Transfer Advising Workshop
Friday, November 14, FH 310 2pm-4pm
With STEM Academic Counselor Ed Bird Song and several other LACC Academic Counselors
Would you like to learn more about your transfer options? To understand how the process of transferring from LACC to a four-year school works? The STEM Academic Counselor, Ed Bird Song, will give a 30-minute presentation on transfer, followed by 30-minute rotations through small-group meetings on different transfer-related topics with three academic counselors. This workshop will focus on transfer to UCs and CSUs, with a separate workshop coming later for out-of-state and private schools.

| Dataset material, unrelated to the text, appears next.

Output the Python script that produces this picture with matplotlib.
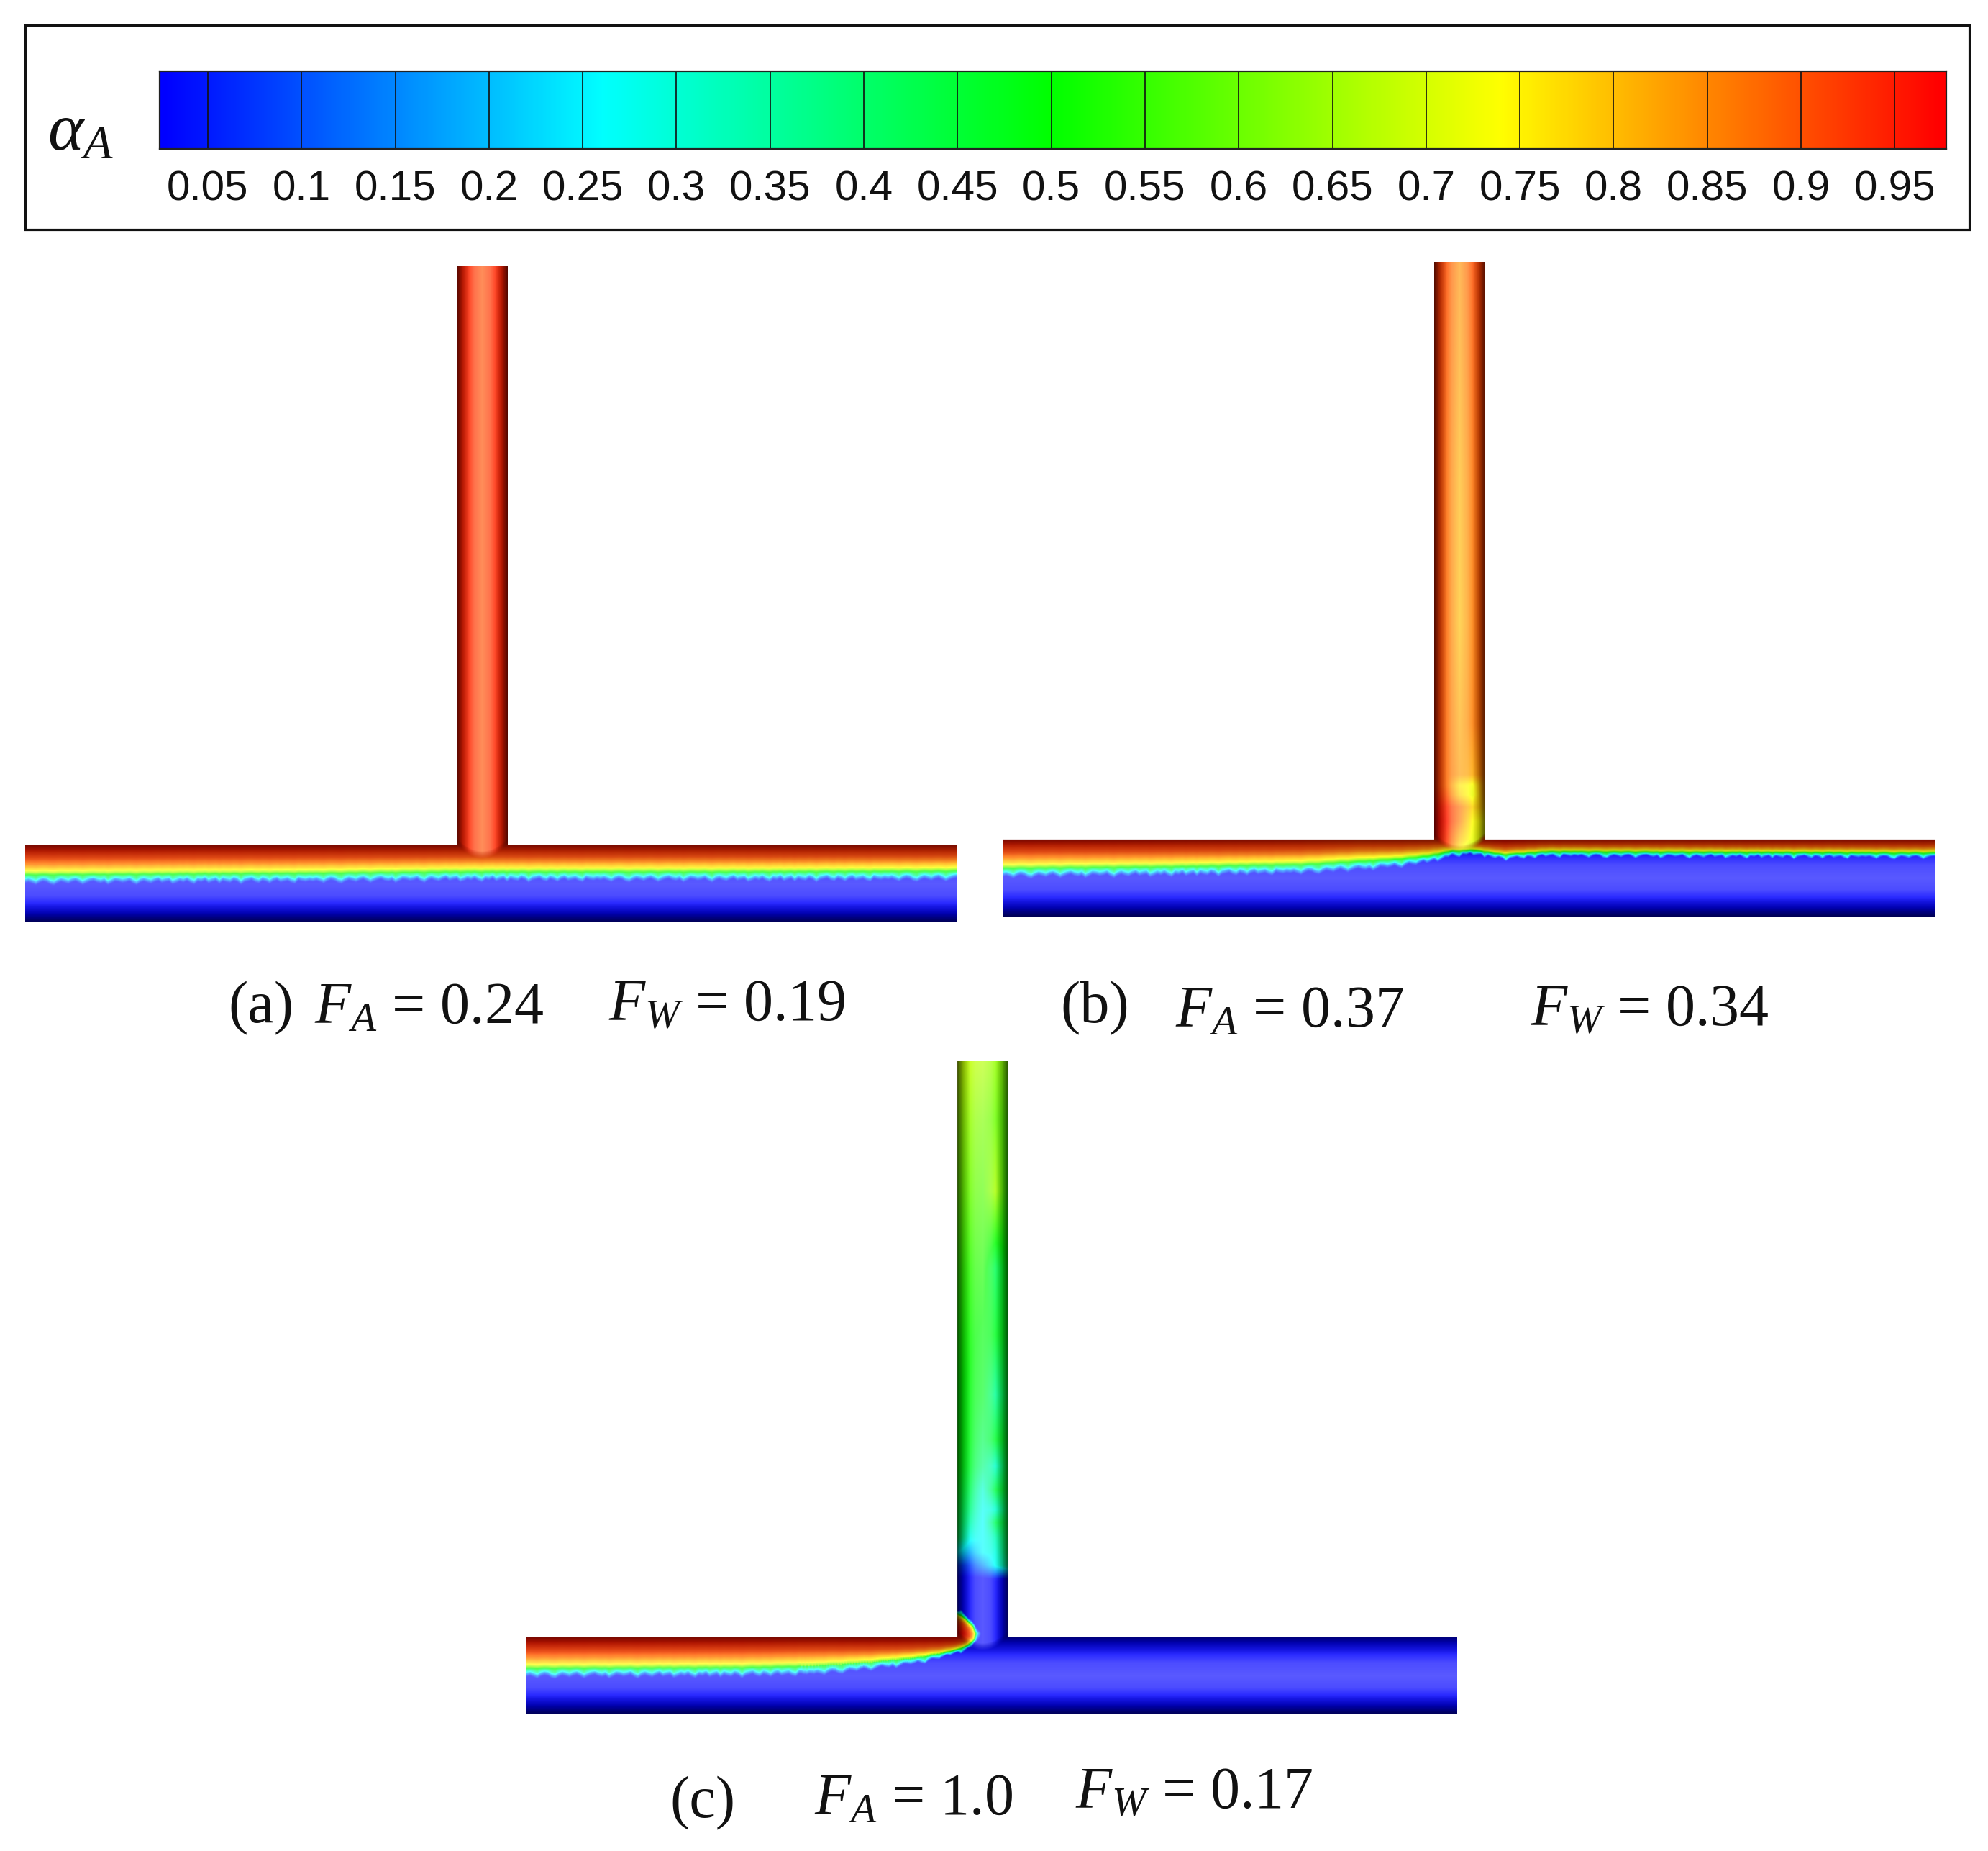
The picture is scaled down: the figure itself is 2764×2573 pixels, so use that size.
"""T-junction phase fraction contours, colour key on top, three flow cases below."""

import matplotlib

matplotlib.use("Agg")
import matplotlib.pyplot as plt
import numpy as np
from matplotlib.colors import LinearSegmentedColormap
from matplotlib.patches import Rectangle
from matplotlib.path import Path

W, H = 2764, 2573

LEVELS = [0.05, 0.1, 0.15, 0.2, 0.25, 0.3, 0.35, 0.4, 0.45, 0.5, 0.55, 0.6, 0.65,
          0.7, 0.75, 0.8, 0.85, 0.9, 0.95]
LEVEL_LABELS = ["0.05", "0.1", "0.15", "0.2", "0.25", "0.3", "0.35", "0.4", "0.45", "0.5",
                "0.55", "0.6", "0.65", "0.7", "0.75", "0.8", "0.85", "0.9", "0.95"]
KEY_RANGE = [0.0243, 0.9775]

# colour key nodes
CMAP_POS = [0.0, 0.026, 0.26, 0.5, 0.74, 0.975, 1.0]
CMAP_COL = ["#0000ff", "#0000ff", "#00ffff", "#00ff00", "#ffff00", "#ff0000", "#ff0000"]

# alpha across the interface, depth in px below the green line
BAND_DEPTH = [-45, -30, -18, -12, -5, -2.5, 0, 2, 4, 6, 9, 12]
BAND_ALPHA = [0.975, 0.95, 0.91, 0.86, 0.75, 0.65, 0.5, 0.38, 0.27, 0.16, 0.04, 0.0]

# interface height above the pipe floor in px, along the main pipe
A_IFACE_X = [0, 200, 400, 600, 800, 1000, 1296]
A_IFACE_Y = [66, 67, 68, 70, 70, 70, 71]
A_BAND_X = [0, 1296]
A_BAND_W = [1.2, 1.2]

B_IFACE_X = [0, 224, 415, 542, 593, 626, 655, 697, 761, 1000, 1296]
B_IFACE_Y = [67, 69, 72, 79, 84, 91, 92, 86, 90, 89, 88]
B_BAND_X = [0, 500, 593, 640, 1296]
B_BAND_W = [1.2, 1.2, 0.9, 0.6, 0.6]

C_IFACE_X = [0, 300, 400, 478, 540, 580, 600, 615, 624, 626, 622, 612, 600]
C_IFACE_Y = [64, 65, 67, 72, 78, 85, 90, 96, 104, 112, 122, 132, 140]
C_BAND_X = [0, 400, 540, 600, 1296]
C_BAND_W = [1.2, 1.2, 0.8, 0.45, 0.45]

# branch alpha table, rows by height above the main pipe, columns across the branch
BRANCH_ACROSS = [-1.0, -0.5, 0.0, 0.5, 1.0]
A_BRANCH_H = [-25, 804]
A_BRANCH = [[0.95, 0.94, 0.90, 0.94, 0.95],
            [0.95, 0.94, 0.90, 0.94, 0.95]]
B_BRANCH_H = [-25, 0, 25, 45, 62, 75, 90, 160, 300, 500, 804]
B_BRANCH = [[0.96, 0.90, 0.72, 0.60, 0.62],
            [0.97, 0.93, 0.80, 0.72, 0.72],
            [0.97, 0.95, 0.86, 0.74, 0.74],
            [0.96, 0.94, 0.87, 0.78, 0.80],
            [0.95, 0.90, 0.78, 0.72, 0.84],
            [0.94, 0.88, 0.76, 0.73, 0.85],
            [0.94, 0.88, 0.83, 0.82, 0.87],
            [0.94, 0.88, 0.82, 0.86, 0.90],
            [0.94, 0.88, 0.80, 0.86, 0.92],
            [0.94, 0.88, 0.81, 0.87, 0.92],
            [0.94, 0.90, 0.84, 0.90, 0.93]]
C_BRANCH_H = [-25, 70, 82, 100, 118, 139, 160, 178, 205, 238, 275, 337, 420, 513, 620, 720, 802]
C_BRANCH = [[0.0, 0.0, 0.0, 0.0, 0.0],
            [0.0, 0.0, 0.0, 0.0, 0.0],
            [0.02, 0.02, 0.02, 0.04, 0.03],
            [0.08, 0.08, 0.16, 0.27, 0.36],
            [0.26, 0.18, 0.26, 0.29, 0.42],
            [0.42, 0.28, 0.26, 0.33, 0.44],
            [0.45, 0.34, 0.26, 0.42, 0.45],
            [0.46, 0.38, 0.27, 0.30, 0.44],
            [0.48, 0.42, 0.30, 0.44, 0.46],
            [0.50, 0.46, 0.38, 0.31, 0.47],
            [0.50, 0.48, 0.42, 0.46, 0.47],
            [0.50, 0.49, 0.47, 0.36, 0.46],
            [0.52, 0.51, 0.49, 0.47, 0.48],
            [0.55, 0.54, 0.53, 0.42, 0.50],
            [0.60, 0.60, 0.58, 0.66, 0.54],
            [0.64, 0.64, 0.62, 0.60, 0.58],
            [0.68, 0.68, 0.67, 0.64, 0.62]]

# jagged edge of the interface, px, one value per 5 px sample and then repeated
RIPPLE = [0.5, -0.8, 1.2, 3.4, 0.2, -1.6, -0.4, 2.8, 4.0, 0.9, -1.1, 0.3, 2.0, -0.5, -1.9, 0.7,
          3.6, 1.1, -0.9, -2.1, 0.4, 1.5, -0.2, 3.9, 1.3, -1.4, -0.6, 1.0, 0.1, -1.7, 1.9, 4.2,
          0.6, -1.2, 0.8, 2.2, -0.3, -2.2, 1.4, 0.0, -1.0, 3.5, 1.6, -0.7, 0.9, -1.5, 1.7, 3.8,
          -0.4, 0.6, -1.8, 2.4, 0.3, -1.3, 3.1, -0.9, 0.8, 1.9, -1.6, 0.2, 4.4, 0.7, -0.6, -2.0,
          1.2, 2.7, -1.1, 0.5, 3.3, -0.2, -1.7, 1.6, 0.4, -0.8, 2.1, 3.6, -1.4, 0.1, 1.0, -0.5]

# captions: x, y, text in picture px
CAPTIONS = [
    (317, 1402, "(a)"), (437, 1402, r"$F_A$ = 0.24"), (846, 1398, r"$F_W$ = 0.19"),
    (1474, 1402, "(b)"), (1634, 1407, r"$F_A$ = 0.37"), (2128, 1405, r"$F_W$ = 0.34"),
    (931, 2507, "(c)"), (1132, 2502, r"$F_A$ = 1.0"), (1495, 2493, r"$F_W$ = 0.17"),
]

MAIN_LEN = 1296
MAIN_D = 107
BRANCH_X0 = 600
BRANCH_D = 71

cmap = LinearSegmentedColormap.from_list("key", list(zip(CMAP_POS, CMAP_COL)), N=1024)


def table_lookup(xq, yq, xs, ys, table):
    table = np.asarray(table)
    by_height = np.array([np.interp(yq, ys, table[:, j]) for j in range(table.shape[1])])
    return np.array([np.interp(xq, xs, by_height[:, i]) for i in range(len(yq))])


def light(alpha, r):
    # cylinder look: bright strip in the middle, dark at the walls
    r = np.abs(r)
    white = np.interp(r, [0, 0.3, 0.6, 0.8, 1], [0.35, 0.3, 0.1, 0, 0])[..., None]
    dark = np.interp(r, [0, 0.5, 0.75, 0.9, 1], [1, 1, 0.72, 0.47, 0.32])[..., None]
    rgb = cmap(alpha)[..., :3]
    return (rgb * (1 - white) + white) * dark


def band(depth, width):
    rip = np.resize(RIPPLE, MAIN_LEN // 5 + 2)
    rx = np.arange(len(rip)) * 5.0
    wiggle = np.interp(np.arange(MAIN_LEN) + 0.5, rx, rip)
    d = depth - wiggle * (0.12 + 0.8 * np.clip(depth / 6.0, 0, 1))
    return np.interp(d / width, BAND_DEPTH, BAND_ALPHA)


def panel_image(height, iface_x, iface_y, band_x, band_w, branch_h, branch, nose=False):
    x = np.arange(MAIN_LEN) + 0.5
    y = np.arange(height) + 0.5
    X, Y = np.meshgrid(x, y)
    width = np.interp(x, band_x, band_w)[None, :]

    if nose:
        # interface folds back into the branch, so use distance to the curve there
        n = len(iface_x)
        tip = int(np.argmax(iface_x))
        line_x = np.interp(np.linspace(0, n - 1, 240), np.arange(n), iface_x)
        line_y = np.interp(np.linspace(0, n - 1, 240), np.arange(n), iface_y)
        flat = np.interp(x, iface_x[:tip + 1], iface_y[:tip + 1])
        flat[x > BRANCH_X0 + 71] = 400
        depth = flat[None, :] - Y
        win = (X > 380) & (X < BRANCH_X0 + 71) & (Y < 200)
        px, py = X[win], Y[win]
        dist = np.sqrt(((px[:, None] - line_x) ** 2 + (py[:, None] - line_y) ** 2).min(axis=1))
        region = Path(list(zip(iface_x, iface_y)) + [(BRANCH_X0, 400), (-10, 400), (-10, iface_y[0])])
        inside = region.contains_points(np.column_stack([px, py]))
        depth[win] = np.where(inside, -dist, dist)
    else:
        depth = np.interp(x, iface_x, iface_y)[None, :] - Y

    a_main = band(depth, width)
    # upper wall of the main pipe is less dark than the floor
    r_main = (Y - MAIN_D / 2) / (MAIN_D / 2)
    rgb_main = light(a_main, np.where(r_main > 0, r_main * 0.9, r_main))

    rb = (X - (BRANCH_X0 + BRANCH_D / 2)) / (BRANCH_D / 2)
    rb_clip = np.clip(rb, -1, 1)
    h = Y - MAIN_D
    a_branch = table_lookup(x, h[:, 0], np.array(BRANCH_ACROSS) * BRANCH_D / 2 + BRANCH_X0 + BRANCH_D / 2,
                            branch_h, branch)
    if nose:
        a_branch = np.maximum(a_branch, a_main * (Y < 200))
    rgb_branch = light(a_branch, rb_clip)

    # rounded end of the branch shading inside the main pipe
    start = -18 * (1 - rb_clip ** 2)
    mix = np.clip((h - start) / 10.0, 0, 1)[..., None]
    in_branch = np.abs(rb) <= 1
    rgb = np.where(in_branch[..., None], mix * rgb_branch + (1 - mix) * rgb_main, rgb_main)

    solid = (Y <= MAIN_D) | in_branch
    return np.dstack([np.clip(rgb, 0, 1), solid.astype(float)])


plt.rcParams.update({
    "font.family": ["Liberation Sans"],
    "mathtext.fontset": "custom",
    "mathtext.rm": "Liberation Serif",
    "mathtext.it": "Liberation Serif:italic",
})

fig = plt.figure(figsize=(W / 100, H / 100), dpi=100, facecolor="white")


def px_axes(left, top, right, bottom):
    return fig.add_axes([left / W, 1 - bottom / H, (right - left) / W, (bottom - top) / H])


# page layer for the key frame and captions
page = px_axes(0, 0, W, H)
page.set_xlim(0, W)
page.set_ylim(H, 0)
page.axis("off")
page.add_patch(Rectangle((35, 35), 2703, 284, fill=False, edgecolor="#111111", linewidth=2.3))
page.text(66, 184, r"$\alpha_A$", fontsize=68, ha="left", va="center", color="#111111")

for cx, cy, s in CAPTIONS:
    page.text(cx, cy, s, fontsize=59, family="Liberation Serif", ha="left", va="center", color="#111111")

# colour key
key = px_axes(222, 99, 2706, 207)
grad = np.linspace(KEY_RANGE[0], KEY_RANGE[1], 1024)[None, :]
key.imshow(grad, cmap=cmap, vmin=0, vmax=1, aspect="auto", extent=[KEY_RANGE[0], KEY_RANGE[1], 0, 1])
key.vlines(LEVELS, 0, 1, color="#111111", linewidth=1.2)
key.set_xlim(KEY_RANGE)
key.set_ylim(0, 1)
key.set_yticks([])
key.set_xticks(LEVELS)
key.set_xticklabels(LEVEL_LABELS, fontsize=42, color="#111111")
key.tick_params(axis="x", length=0, pad=21)
for sp in key.spines.values():
    sp.set_linewidth(1.6)
    sp.set_color("#222222")

# px position of each case: main pipe left and right, branch top, main pipe bottom
cases = [
    (35, 1331, 370, 1282, A_IFACE_X, A_IFACE_Y, A_BAND_X, A_BAND_W, A_BRANCH_H, A_BRANCH, False),
    (1394, 2690, 364, 1274, B_IFACE_X, B_IFACE_Y, B_BAND_X, B_BAND_W, B_BRANCH_H, B_BRANCH, False),
    (732, 2026, 1475, 2383, C_IFACE_X, C_IFACE_Y, C_BAND_X, C_BAND_W, C_BRANCH_H, C_BRANCH, True),
]
for left, right, top, bottom, ix, iy, bx, bw, bh, bt, nose in cases:
    ax = px_axes(left, top, right, bottom)
    img = panel_image(bottom - top, ix, iy, bx, bw, bh, bt, nose)
    ax.imshow(img, origin="lower", extent=[0, MAIN_LEN, 0, img.shape[0]], aspect="auto",
              interpolation="bilinear")
    ax.axis("off")

fig.savefig("out.png", dpi=100, facecolor="white")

Understanding and Using Telescopes Workshop
Date to be announced depending on weather conditions
Location: SCI/TECH 126, then moving to the observation deck of the north end of the third floor of SCI/TECH 7pm-9pm
Cancelled for Thursday, November 20 due to a cloudy sky
Rescheduled for Monday, November 24: Skies clear and schedule confirmed
An overview of telescopes will be given, including how they work, the various designs, commonly used telescope/astronomy words, components/accessories, and limits to their use. We will conclude the session with a brief introduction to the sky, then align and view objects through the Meade and Webster telescopes.
Start date: TBA
With STEM Academy Director Jocelyn Graf
This workshop option is for STEM Academy members who are not able to participate in other workshops due to their schedules, or who have an interest in joining a book discussion. Each participant will be assigned an excerpt of the book A People's History of Science to read. Students will report on their reading and participate in a guided discussion. Copies of the book will be available on loan from the STEM Academy. A People's History of Science addresses the hidden roles of laboratory workers, craftspeople, women, indigenous people, and others in great scientific discoveries and technological developments across the centuries. Participants in the book discussion will be able to choose readings based on their interests.